Staged at Chapel Off Chapel, Prahran, Victoria in 2002. Revisiting the German cabaret scene just before World War II.
The Press release stated - “Inspiration for the nine headpieces in this exhibition have been drawn from this overtly stylish but brief moment in time where the beautiful creatures of the night ruled, they governed wearing their French lingerie and suspender belts (and that wasn’t only the females). They stalked the bars and smoky clubs looking to indulge in the latest novelty or each other.” and “Millinery of this period was cocktail based; quite small and poised at overly raked angles with an emphasis on shinning fabrics. Black, cream and purple will be the only colours used, bringing attention to the silhouette of each piece.”.

Staged at Convent Gallery, Daylesford, Victoria 1998. Fifteen hats modelled on surrealism / the surrealists.
The press release stated - “My love of Dali and all things Dali-ish has lead to three pieces dedicated to him. His “Persistence of Memory” (soft clocks) has been made into a beaded felt cloche, his lobster telephone sculpture of 1936, now at the Tate, has been transformed into the “Are you listening to me?” piece. Whilst the “Sea Urchin” hat has been sequined to near extinction” and “If you think glacier souffle with lambs fry pavlova sounds intriguing, you really should see this exhibition”.

First solo exhibition, staged at the Meat Market Craft Centre in North Melbourne, Victoria in 1997. The exhibition reinterpreted 13 of the world’s greatest pieces of architecture remodeled to be worn as hats.
The press release states - "Michael F Kyne’s first solo exhibition has been constructed from materials not from the usual range for a milliner.
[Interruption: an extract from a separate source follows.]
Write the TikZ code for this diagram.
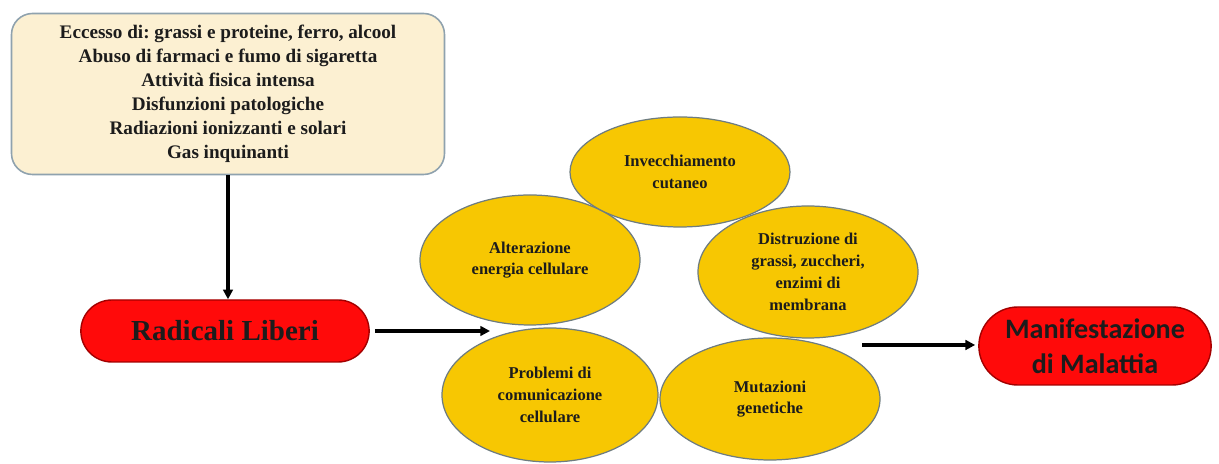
\documentclass[tikz,border=0pt]{standalone}
\usepackage{fontspec}
\setmainfont{Liberation Serif}
\newfontfamily\calibrifont{Carlito}
\usepackage{xcolor}
\usetikzlibrary{arrows.meta,positioning,shapes.geometric,shapes.misc}
\definecolor{causefill}{HTML}{FCF0D2}
\definecolor{causeline}{HTML}{8FA2AE}
\definecolor{goldfill}{HTML}{F7C702}
\definecolor{goldline}{HTML}{6E7C80}
\definecolor{pillred}{HTML}{FF0A0A}
\definecolor{pillline}{HTML}{A30000}
\definecolor{inkdark}{HTML}{1C1C1C}
\frenchspacing

\begin{document}
\begin{tikzpicture}[
        causebox/.style={
            draw=causeline,
            line width=0.9pt,
            rounded corners=0.42cm,
            minimum width=8.66cm,
            minimum height=3.22cm,
            align=center,
            fill=causefill,
            text=inkdark,
            font=\bfseries\fontsize{10.9}{13.6}\selectfont
        },
        pill/.style={
            rounded rectangle,
            draw=pillline,
            line width=0.8pt,
            fill=pillred,
            align=center,
            text=inkdark
        },
        effect/.style={
            ellipse,
            draw=goldline,
            line width=0.7pt,
            fill=goldfill,
            inner sep=0pt,
            align=center,
            text=inkdark,
            font=\bfseries\fontsize{9.4}{12.4}\selectfont
        },
        msg/.style={-{Triangle[length=5.5pt,width=5.5pt]},line width=2.1pt,black}
    ]
        \useasboundingbox (0,0) rectangle (24.38,-9.28);

        \node[causebox] (cause) at (4.56,-1.88) {Eccesso di: grassi e proteine, ferro, alcool\\Abuso di farmaci e fumo di sigaretta\\Attività fisica intensa\\Disfunzioni patologiche\\Radiazioni ionizzanti e solari\\Gas inquinanti};
        \node[pill,minimum width=6.0cm,minimum height=1.24cm,
            font=\bfseries\fontsize{16.5}{19}\selectfont] (radicali) at (4.5,-6.62) {Radicali Liberi};

        % effects
        \node[effect,minimum width=4.4cm,minimum height=2.6cm] (alterazione) at (10.6,-5.2) {Alterazione\\energia cellulare};
        \node[effect,minimum width=4.4cm,minimum height=2.2cm] (invecchiamento) at (13.6,-3.44) {Invecchiamento\\cutaneo};
        \node[effect,minimum width=4.4cm,minimum height=2.64cm] (distruzione) at (16.16,-5.44) {Distruzione di\\grassi, zuccheri,\\enzimi di\\membrana};
        \node[effect,minimum width=4.32cm,minimum height=2.68cm] (problemi) at (11.0,-7.9) {Problemi di\\comunicazione\\cellulare};
        \node[effect,minimum width=4.4cm,minimum height=2.44cm] (mutazioni) at (15.4,-7.98) {Mutazioni\\genetiche};

        \node[pill,minimum width=4.88cm,minimum height=1.56cm,
            font=\calibrifont\bfseries\fontsize{16}{20}\selectfont] (manifestazione) at (21.9,-6.92) {Manifestazione\\di Malattia};

        \coordinate (effectsin) at (9.8,-6.6);
        \coordinate (effectsout) at (17.24,-6.9);

        \draw[msg] (cause.south) -- (cause.south |- radicali.north);
        \draw[msg,shorten <=0.1cm] (radicali.east) -- (radicali.east -| effectsin);
        \draw[msg,shorten >=0.06cm] (effectsout) -- (effectsout -| manifestazione.west);
    \end{tikzpicture}
\end{document}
Imagine, Utzon’s Sydney Opera House made out of bubble wrap. Richard Rodgers’ George Pompidou Centre in aviary wire and knitting wool and Gaudi’s Park Guell in wire and florist tape". and "the greatest pieces of architecture in the world, rebuilt to be worn with a twist”. And “As this is my first solo exhibition, I want to go all out, so that researching the buildings, drawing endless variations on each piece and then spending a huge amount of time creating them is an absolute necessity."